Any violation of the agreement in Section 22.42.310 may result in the revocation of any permit or other entitlement for use authorizing the establishment or modification of any telecommunication facility. No revocation or modification of any permit or any other entitlement for failure to comply as described herein shall occur absent a duly noticed public hearing affording the permit holder due process. (Ord. 987 § 21, 2014: Ord. 797 § 1 (part), 1998. Formerly 22.42.100)

22.42.320 Collocation affidavit.

The agreement required in Section 22.42.310 shall, if applicable, include the following requirements with respect to collocation:

(1) An affidavit that any unoccupied excess space on an existing or proposed telecommunication facility will be made available to any existing or future users whenever it is technically feasible and commercially reasonable. Any decision that collocation is not technically feasible shall be reviewed and approved by the director of community development. If necessary, the director of community development may retain an outside consultant with primary expertise in the telecommunications field, who is acceptable to both the applicant and the director, to verify the information submitted by the applicant. Said applicant shall be solely and completely responsible to bear all costs associated with any required outside consultants.

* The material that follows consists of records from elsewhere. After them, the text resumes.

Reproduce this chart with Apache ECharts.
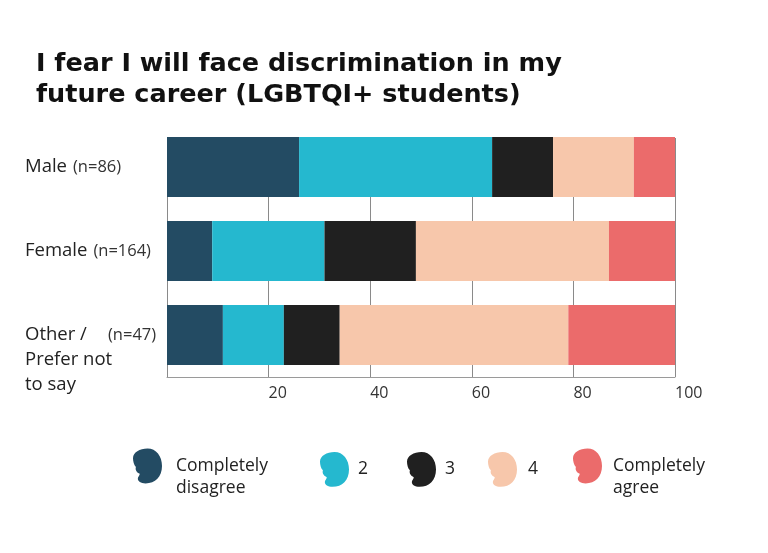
<!DOCTYPE html>
<html>
<head>
<meta charset="utf-8">
<script src="https://cdn.jsdelivr.net/npm/echarts@6/dist/echarts.min.js"></script>
<style>html,body{margin:0;padding:0;background:#fff;}#c{width:768px;height:553px;}</style>
</head>
<body>
<div id="c"></div>
<script>
const titleText = 'I fear I will face discrimination in my\nfuture career (LGBTQI+ students)';
const groups = ['Male', 'Female', 'Other /\nPrefer not\nto say'];
const groupN = ['(n=86)', '(n=164)', '(n=47)'];
const seriesNames = ['Completely disagree', '2', '3', '4', 'Completely agree'];
const s1 = [26.0, 8.9, 11.0];
const s2 = [38.0, 22.1, 12.0];
const s3 = [12.0, 18.0, 11.0];
const s4 = [15.9, 38.0, 45.0];
const s5 = [8.1, 13.0, 21.0];
const xTicks = [0, 20, 40, 60, 80, 100];
const colors = ['#234b63', '#25b8cf', '#202020', '#f7c7ab', '#eb6b6b'];

const values = [s1, s2, s3, s4, s5];
const icon = 'path://M15,0 C24,0 30,8 30,18 C30,29 23,36 13,36 C8,36 5,34 5,31 C5,29 7,28 7,26 C4,25 2,22 3,19 C1,17 0,13 0,10 C0,4 7,0 15,0 Z';
const legendLeft = [133, 320, 407, 488, 573];
const legendPad = [9, 4, 4, 6, 6];

const chart = echarts.init(document.getElementById('c'), null, {renderer: 'canvas'});

function yLabel(val, idx) {
  const i = groups.indexOf(val);
  const lines = val.split('\n');
  if (lines.length === 1) {
    return '{a|' + lines[0] + '}{n|' + groupN[i] + '}';
  }
  let s = '{e| }\n{e| }\n{o|' + lines[0] + '}{m|' + groupN[i] + '}';
  for (let k = 1; k < lines.length; k++) s += '\n{a|' + lines[k] + '}';
  return s;
}

const option = {
  backgroundColor: '#fff',
  animation: false,
  title: {
    text: titleText,
    left: 31, top: 44,
    textStyle: {fontFamily: 'DejaVu Sans', fontWeight: 'bold', fontSize: 25.5, lineHeight: 31, color: '#111'}
  },
  grid: [
    {left: 167, right: 93, top: 125, bottom: 176},
    {left: 167, right: 93, top: 138, bottom: 176}
  ],
  xAxis: [
    {gridIndex: 0, type: 'value', min: 0, max: 100, show: false},
    {gridIndex: 1, type: 'value', min: 0, max: 100, interval: 20,
      axisLine: {show: true, lineStyle: {color: '#9a9a9a', width: 1}},
      axisTick: {show: false},
      splitLine: {show: true, lineStyle: {color: '#8a8a8a', width: 1}},
      axisLabel: {
        showMinLabel: false, align: 'left', margin: 8,
        fontFamily: 'Open Sans', fontSize: 16, color: '#333',
        formatter: v => xTicks.indexOf(v) >= 0 ? String(v) : ''
      }
    }
  ],
  yAxis: [
    {gridIndex: 0, type: 'category', inverse: true, data: groups,
      axisLine: {show: false}, axisTick: {show: false},
      axisLabel: {
        align: 'left', margin: 142, color: '#222', fontFamily: 'Open Sans',
        formatter: yLabel,
        rich: {
          a: {fontFamily: 'Open Sans', fontSize: 18.5, color: '#222', lineHeight: 25},
          o: {fontFamily: 'Open Sans', fontSize: 18.5, color: '#222', lineHeight: 25, width: 83},
          n: {fontFamily: 'Open Sans', fontSize: 16.5, color: '#333', lineHeight: 25, padding: [0, 0, 0, 6]},
          m: {fontFamily: 'Open Sans', fontSize: 16.5, color: '#333', lineHeight: 25},
          e: {fontSize: 14, lineHeight: 25}
        }
      }
    },
    {gridIndex: 1, type: 'value', min: 0, max: 1, show: false}
  ],
  legend: seriesNames.map((nm, i) => ({
    data: [nm],
    left: legendLeft[i], top: nm.indexOf(' ') >= 0 ? 433 : 452,
    padding: 0,
    itemWidth: 29, itemHeight: 37,
    icon: icon,
    formatter: n => n.indexOf(' ') >= 0 ? ' \n' + n.replace(' ', '\n') : n,
    textStyle: {fontFamily: 'Open Sans', fontSize: 17.5, color: '#222', lineHeight: 22, padding: [0, 0, 0, legendPad[i]]}
  })),
  series: seriesNames.map((nm, i) => ({
    name: nm, type: 'bar', stack: 'total',
    xAxisIndex: 0, yAxisIndex: 0,
    barWidth: 60,
    itemStyle: {color: colors[i]},
    data: values[i]
  }))
};
chart.setOption(option);
</script>
</body>
</html>
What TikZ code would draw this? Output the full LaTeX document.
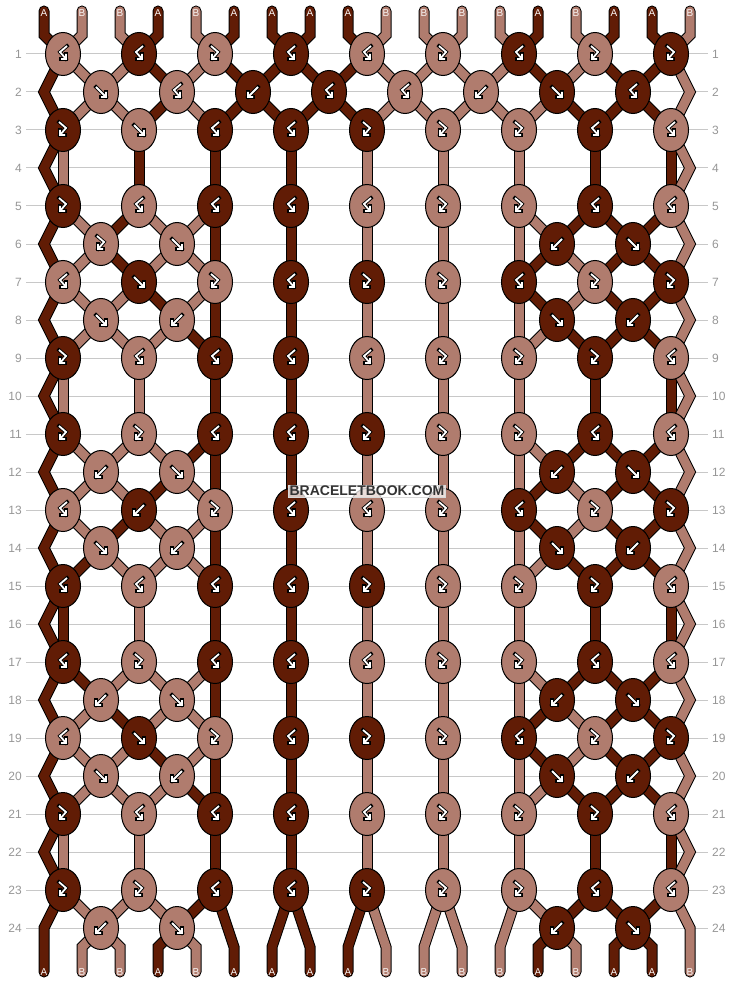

(2) An affidavit that adequate provisions, as approved by the department of community development, exist for the future collocation of other telecommunication operators and/or providers and that the telecommunications operator and/or provider has not and will not in the future, sign any exclusive lease agreements for the subject facility and will negotiate in good faith with any other telecommunication operator and/or provider that wishes to lease, or sublease, collocation space on the existing facility and/or site. (Ord. 987 § 38, 2014; Ord. 797 § 1 (part), 1998. Formerly 22.42.110)

22.42.330 Security fund.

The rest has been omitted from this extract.